Pre-adolescent children haven't felt strong lust yet. Those of us who've avoided strong pain are also missing an experience of that affect. Nostalgia can come up very early, but does require a bit of living first. Depression can strike at any age.
So, in general, there are emotions and feelings that people are capable of feeling, in the right circumstances, but that some people have not yet felt.
As a thought experiment, I'd thus like to introduce the emotion of exiert, which no human being has yet felt, because it's only triggered by (very) unusual experiences. Maybe it's something that can only be felt after a decade of weightlessness, or after the human brain has adapted to the living for a long time within the atmosphere of a gas giant.
Let's assume that exiert has some survival uses - it's helpful in navigating the gas giant's ever-changing geography, say - and it can load onto both positive and negative affect (just as confusion and surprise can). Assume also that experiencing exiert can have impact on people's aethetic preferences - it can cause them to like certain colour schemes, or open them to different types of pacing and tone in films or theatre productions.
In the spirit of trying to deduce what human values really are, the question is then: is the AI overriding human preferences in any of the following situations:
- The AI premeptively precludes the experience of exiert, so that we won't experience this emotion even if we are put in the unusual circumstances.
- Suppose that we wouldn't "naturally" experience exiert, but the AI acts to ensure that we would (in those unusual circumstances).
- The AI acts to ensure that some human that had not yet experienced strong lust, nostalgia, or extreme pain, could never experience that emotion.
- Suppose some human would not "naturally" experience strong lust, nostalgia, or extreme pain, but the AI acts to ensure that they would.
- The AI acts to ensure that some human experiences exiert, but that this is triggered by normal circumstances, rather than unusual ones.
I thought a bit about whether or not the existence of such as-of-yet unfelt feelings is plausible and believe I came up with one real-life example:
Depending on whether or not one is willing to qualify the following as a feeling or an emotion, feeling truly and completely anonymous may be one of those feelings that was not "fully" realizable for generations in the past, but is now possible thanks to the internet. The most immersive example of that weird experience of anonymity as of yet may be something like VRchat, which incidentally seems to lead to some rather peculiar behaviors, (e.g. look for some "VRchat uganda knuckles" videos on youtube).

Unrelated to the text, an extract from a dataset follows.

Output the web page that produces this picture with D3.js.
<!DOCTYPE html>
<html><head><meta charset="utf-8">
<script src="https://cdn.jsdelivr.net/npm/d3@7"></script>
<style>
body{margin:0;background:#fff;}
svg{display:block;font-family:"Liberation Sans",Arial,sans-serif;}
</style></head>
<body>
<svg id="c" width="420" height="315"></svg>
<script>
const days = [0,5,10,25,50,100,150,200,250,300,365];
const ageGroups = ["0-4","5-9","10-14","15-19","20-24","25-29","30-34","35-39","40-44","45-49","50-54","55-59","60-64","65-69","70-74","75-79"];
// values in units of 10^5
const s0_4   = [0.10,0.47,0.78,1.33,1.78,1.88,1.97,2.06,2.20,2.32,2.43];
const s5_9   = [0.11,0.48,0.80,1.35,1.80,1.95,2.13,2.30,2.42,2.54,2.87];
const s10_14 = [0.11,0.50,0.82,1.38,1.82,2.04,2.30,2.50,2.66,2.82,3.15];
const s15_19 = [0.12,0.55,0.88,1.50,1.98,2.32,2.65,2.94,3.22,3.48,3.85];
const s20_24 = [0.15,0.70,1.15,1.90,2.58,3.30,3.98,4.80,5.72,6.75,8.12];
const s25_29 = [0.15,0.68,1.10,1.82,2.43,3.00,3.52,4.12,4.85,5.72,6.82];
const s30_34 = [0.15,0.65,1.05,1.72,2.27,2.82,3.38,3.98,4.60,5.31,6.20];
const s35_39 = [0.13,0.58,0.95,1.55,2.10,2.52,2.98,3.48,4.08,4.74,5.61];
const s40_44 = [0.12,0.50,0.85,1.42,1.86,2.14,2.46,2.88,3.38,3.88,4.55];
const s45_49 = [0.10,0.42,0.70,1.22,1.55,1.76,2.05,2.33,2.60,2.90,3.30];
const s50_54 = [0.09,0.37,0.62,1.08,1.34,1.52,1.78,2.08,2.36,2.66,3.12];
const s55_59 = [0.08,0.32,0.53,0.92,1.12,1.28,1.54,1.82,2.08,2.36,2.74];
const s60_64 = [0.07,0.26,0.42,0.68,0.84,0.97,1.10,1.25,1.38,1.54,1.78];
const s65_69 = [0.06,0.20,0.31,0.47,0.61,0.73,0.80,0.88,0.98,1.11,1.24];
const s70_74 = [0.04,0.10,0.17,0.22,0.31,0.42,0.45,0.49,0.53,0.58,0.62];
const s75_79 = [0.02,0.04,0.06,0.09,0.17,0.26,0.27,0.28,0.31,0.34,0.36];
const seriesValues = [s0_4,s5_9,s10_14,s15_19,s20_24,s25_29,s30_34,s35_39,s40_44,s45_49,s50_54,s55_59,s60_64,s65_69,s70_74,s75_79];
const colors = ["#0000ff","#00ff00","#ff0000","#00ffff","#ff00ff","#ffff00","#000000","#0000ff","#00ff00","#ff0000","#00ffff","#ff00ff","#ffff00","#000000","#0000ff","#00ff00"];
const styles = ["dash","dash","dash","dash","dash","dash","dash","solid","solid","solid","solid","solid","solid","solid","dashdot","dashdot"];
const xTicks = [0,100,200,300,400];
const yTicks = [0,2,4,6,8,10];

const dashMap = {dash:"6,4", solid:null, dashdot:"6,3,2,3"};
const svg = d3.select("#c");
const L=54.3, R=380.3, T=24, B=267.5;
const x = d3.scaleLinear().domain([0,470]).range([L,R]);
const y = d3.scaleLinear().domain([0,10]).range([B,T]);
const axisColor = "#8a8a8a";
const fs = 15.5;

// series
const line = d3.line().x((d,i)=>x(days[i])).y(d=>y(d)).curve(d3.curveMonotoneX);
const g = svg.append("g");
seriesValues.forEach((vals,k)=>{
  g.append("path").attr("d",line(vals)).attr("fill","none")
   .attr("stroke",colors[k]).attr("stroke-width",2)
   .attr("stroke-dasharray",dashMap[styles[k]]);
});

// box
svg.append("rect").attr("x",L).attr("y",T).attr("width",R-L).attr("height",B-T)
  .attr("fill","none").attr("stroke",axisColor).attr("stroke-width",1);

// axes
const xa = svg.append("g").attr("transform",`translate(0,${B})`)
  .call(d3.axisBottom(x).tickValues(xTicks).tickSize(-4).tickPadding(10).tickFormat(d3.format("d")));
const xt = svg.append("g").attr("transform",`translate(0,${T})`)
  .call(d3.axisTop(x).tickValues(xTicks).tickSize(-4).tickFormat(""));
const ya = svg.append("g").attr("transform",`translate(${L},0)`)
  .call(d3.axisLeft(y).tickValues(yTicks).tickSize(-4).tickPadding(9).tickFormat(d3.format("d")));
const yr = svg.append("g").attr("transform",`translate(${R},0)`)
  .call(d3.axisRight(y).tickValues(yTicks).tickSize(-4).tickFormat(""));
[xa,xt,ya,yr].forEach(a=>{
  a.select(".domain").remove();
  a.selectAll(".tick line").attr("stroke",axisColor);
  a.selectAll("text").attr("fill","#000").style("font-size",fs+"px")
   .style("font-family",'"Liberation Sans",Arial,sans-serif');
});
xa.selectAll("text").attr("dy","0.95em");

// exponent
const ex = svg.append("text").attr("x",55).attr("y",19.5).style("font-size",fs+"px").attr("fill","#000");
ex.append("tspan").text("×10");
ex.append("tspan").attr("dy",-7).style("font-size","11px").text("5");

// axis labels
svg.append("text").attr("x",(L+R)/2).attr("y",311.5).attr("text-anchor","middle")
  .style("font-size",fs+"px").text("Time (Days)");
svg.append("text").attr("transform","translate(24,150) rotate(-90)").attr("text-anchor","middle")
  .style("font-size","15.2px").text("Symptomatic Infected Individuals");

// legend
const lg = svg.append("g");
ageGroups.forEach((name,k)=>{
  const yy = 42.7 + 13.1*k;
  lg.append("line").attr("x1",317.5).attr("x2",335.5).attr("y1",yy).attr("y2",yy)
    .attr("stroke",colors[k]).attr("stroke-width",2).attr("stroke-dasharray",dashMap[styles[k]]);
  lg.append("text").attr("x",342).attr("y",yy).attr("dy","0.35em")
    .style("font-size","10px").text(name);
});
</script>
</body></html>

I feel like there's a persistent assumption that not even a well aligned AI will include human choices as a step in decisions like these. Maybe it will just be a checkbox in the overall puppeteering of circumstances that the AI carries out, so keen its prediction, but for it to go completely unmentioned in any of the hypotheticals seems like a glaring omission to me.
Yes, I am worried that getting humans to endorse its decisions is very easy, so it would be better if an AI were well aligned without having to ask for human choices. But the whole system is ultimately backed on human choice, at least in terms of idealised meta-preferences. I just feel that actually asking is a poor and easily manipulatable way of getting these choices, unless it's done very carefully.

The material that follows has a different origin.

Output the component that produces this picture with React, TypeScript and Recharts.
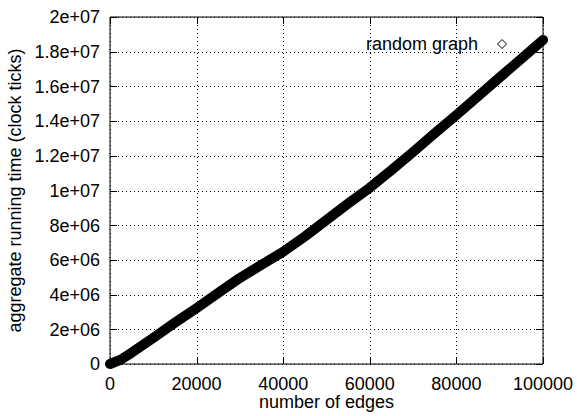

"Let's assume that exiert has some survival uses" - If no human has ever experienced it, why would it have survival usages? I can imagine this if exiert is a combination or strengthened version of other, more common experiences, but it seems unlikely if it is something qualitatively different.
What is more plausible is that there might be some states that we would have experienced during evolution, but which we don't experience any more in the modern world. Then these would be more likely to have survival usages.

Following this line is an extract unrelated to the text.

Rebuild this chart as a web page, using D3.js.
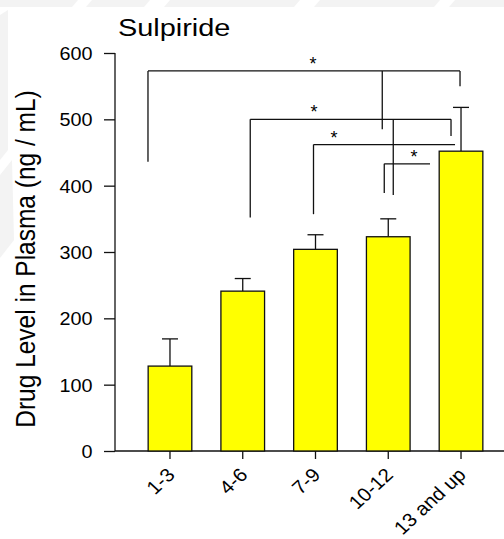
<!DOCTYPE html>
<html>
<head>
<meta charset="utf-8">
<script src="https://cdn.jsdelivr.net/npm/d3@7"></script>
<style>
  html, body { margin: 0; padding: 0; background: #fff; }
  svg { display: block; }
  text { font-family: "Liberation Sans", Arial, sans-serif; fill: #000; }
</style>
</head>
<body>
<script>
// ---- data ----
const categories = ["1-3", "4-6", "7-9", "10-12", "13 and up"];
const means = [128, 241, 304, 323, 452];
const errorTops = [169, 260, 326, 350, 518];
const yTicks = [0, 100, 200, 300, 400, 500, 600];
const title = "Sulpiride";
const yLabel = "Drug Level in Plasma (ng / mL)";
// significance brackets
const bracketFrom = ["1-3", "4-6", "7-9", "10-12"];
const bracketTo = ["13 and up", "13 and up", "13 and up", "13 and up"];
const bracketLevel = [573, 500, 462, 433];
const bracketLeftEnd = [436, 352, 357, 389];
const bracketRightEnd = [550, 475, null, null];
const bracketLabels = ["*", "*", "*", "*"];

const W = 504, H = 539;

const svg = d3.select("body").append("svg").attr("width", W).attr("height", H);

// faint watermark bands
const wm = svg.append("g").attr("fill", "#f3f3f3");
wm.append("path").attr("d", "M0,0 L78,0 L72,7 L0,7 Z");
wm.append("path").attr("d", "M92,0 L150,0 L144,7 L86,7 Z");
wm.append("path").attr("d", "M170,0 L300,0 L294,7 L164,7 Z");
wm.append("path").attr("d", "M320,0 L440,0 L434,7 L314,7 Z");
wm.append("path").attr("d", "M455,0 L504,0 L504,7 L449,7 Z");
wm.append("path").attr("d", "M0,15 L8,10 L8,150 L0,160 Z");
wm.append("path").attr("d", "M0,175 L12,160 L14,240 L0,258 Z");

const y = d3.scaleLinear().domain([0, 600]).range([451, 53]);
const x = d3.scaleBand().domain(categories).range([133.6, 497.4])
  .paddingInner(0.4).paddingOuter(0.2);
const cx = c => x(c) + x.bandwidth() / 2;

const stroke = "#111", sw = 1.3;

// title
svg.append("text")
  .attr("transform", `translate(118,36) scale(1.18,1)`)
  .attr("font-size", 24.5)
  .text(title);

// y label
svg.append("text")
  .attr("transform", `translate(35,259) scale(1.13,1) rotate(-90)`)
  .attr("text-anchor", "middle")
  .attr("font-size", 24.5)
  .text(yLabel);

// y axis
const yAxis = svg.append("g").attr("transform", "translate(115,0)")
  .call(d3.axisLeft(y).tickValues(yTicks).tickSize(11).tickPadding(0).tickFormat(d3.format("d")));
yAxis.select(".domain").remove();
yAxis.selectAll(".tick line").attr("stroke", stroke).attr("stroke-width", sw);
yAxis.selectAll(".tick text").remove();
yAxis.selectAll(".tick").append("text")
  .attr("transform", `translate(-22.5,6.4) scale(1.1,1)`)
  .attr("text-anchor", "end")
  .attr("font-size", 18)
  .text(d => d);
svg.append("line").attr("x1", 115).attr("x2", 115).attr("y1", y(600)).attr("y2", y(0))
  .attr("stroke", stroke).attr("stroke-width", sw);

// x axis
const xAxis = svg.append("g").attr("transform", `translate(0,${y(0)})`)
  .call(d3.axisBottom(x).tickSize(8).tickSizeOuter(0));
xAxis.select(".domain").remove();
xAxis.selectAll(".tick line").attr("stroke", stroke).attr("stroke-width", sw);
xAxis.selectAll(".tick text").remove();
xAxis.selectAll(".tick").append("text")
  .attr("transform", "translate(6,25) scale(1.08,1) rotate(-45)")
  .attr("text-anchor", "end")
  .attr("font-size", 19)
  .text(d => d);
svg.append("line").attr("x1", 115).attr("x2", W).attr("y1", y(0)).attr("y2", y(0))
  .attr("stroke", stroke).attr("stroke-width", sw);

// error bars
const eb = svg.append("g").attr("stroke", stroke).attr("stroke-width", sw);
categories.forEach((c, i) => {
  eb.append("line").attr("x1", cx(c)).attr("x2", cx(c)).attr("y1", y(means[i])).attr("y2", y(errorTops[i]));
  eb.append("line").attr("x1", cx(c) - 8).attr("x2", cx(c) + 8).attr("y1", y(errorTops[i])).attr("y2", y(errorTops[i]));
});

// bars
svg.append("g").selectAll("rect").data(categories).join("rect")
  .attr("x", c => x(c))
  .attr("width", x.bandwidth())
  .attr("y", (c, i) => y(means[i]))
  .attr("height", (c, i) => y(0) - y(means[i]))
  .attr("fill", "#ffff00")
  .attr("stroke", stroke)
  .attr("stroke-width", sw);

// significance brackets
const br = svg.append("g").attr("stroke", stroke).attr("stroke-width", sw).attr("fill", "none");
const leftOff = [-22, 7.5, -2, -4];
const rightOff = [-1, -10, -6, -31];
const starX = [313, 314, 334, 414];
bracketFrom.forEach((f, i) => {
  const xl = cx(f) + leftOff[i];
  const xr = cx(bracketTo[i]) + rightOff[i];
  const yl = y(bracketLevel[i]);
  br.append("line").attr("x1", xl).attr("x2", xr).attr("y1", yl).attr("y2", yl);
  br.append("line").attr("x1", xl).attr("x2", xl).attr("y1", yl).attr("y2", y(bracketLeftEnd[i]));
  if (bracketRightEnd[i] !== null) {
    br.append("line").attr("x1", xr).attr("x2", xr).attr("y1", yl).attr("y2", y(bracketRightEnd[i]));
  }
  svg.append("text")
    .attr("x", starX[i]).attr("y", yl - 1)
    .attr("text-anchor", "middle")
    .attr("font-size", 18)
    .text(bracketLabels[i]);
});
// extra connecting drops seen in the reference
br.append("line").attr("x1", cx("10-12") - 6).attr("x2", cx("10-12") - 6)
  .attr("y1", y(573)).attr("y2", y(485));
br.append("line").attr("x1", cx("10-12") + 5).attr("x2", cx("10-12") + 5)
  .attr("y1", y(500)).attr("y2", y(386));
</script>
</body>
</html>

This is one of those cases where ontology becomes more important. That means you should start by separating concepts like sensations, feelings, emotions and moods. Using naive ontology with unclear boundaries is unlikely to lead to a good answer.
Intuitively, it'd be overriding preferences in 1 (but only if pre-exiert humans generally approve of the existence of post-exiert humans. If post-exiert humans had significant enough value drift that humans would willingly avoid situations that cause exiert, then 1 wouldn't be a preference override),
wouldn't in 2 (but only if the AI informs humans that [weird condition]->[exiert] first),
would in 3 for lust and nostalgia(because there are lots of post-[emotion] people who approve of the existence of the emotion, and pre-[emotion] people don't seem to regard post-[emotion] people with horror) but not for intense pain (because neither post-pain people nor pre-pain people endorse its presence)
wouldn't in 4 for lust and nostalgia, and would for pain, for basically the inverse reasons
and wouldn't be overriding preferences in 5 (but only if pre-exiert humans generally approve of the existence of post-exiert humans)
Ok, what rule am I using here? It seems to be something like "if both pre-[experience] and post-[experience] people don't regard it as very bad to undergo [experience] or the associated value changes, then it is overriding human preferences to remove the option of undergoing [experience], and if pre-[experience] or post-[experience] people regard it as very bad to undergo [experience] or the associated value changes, then it is not overriding human preferences to remove the option of undergoing [experience]"
Seems like you need to run a Bayesian model where the AI has a prior distribution over the value of exiert and carries out some exploration/exploitation tradeoff, as in bandit problems.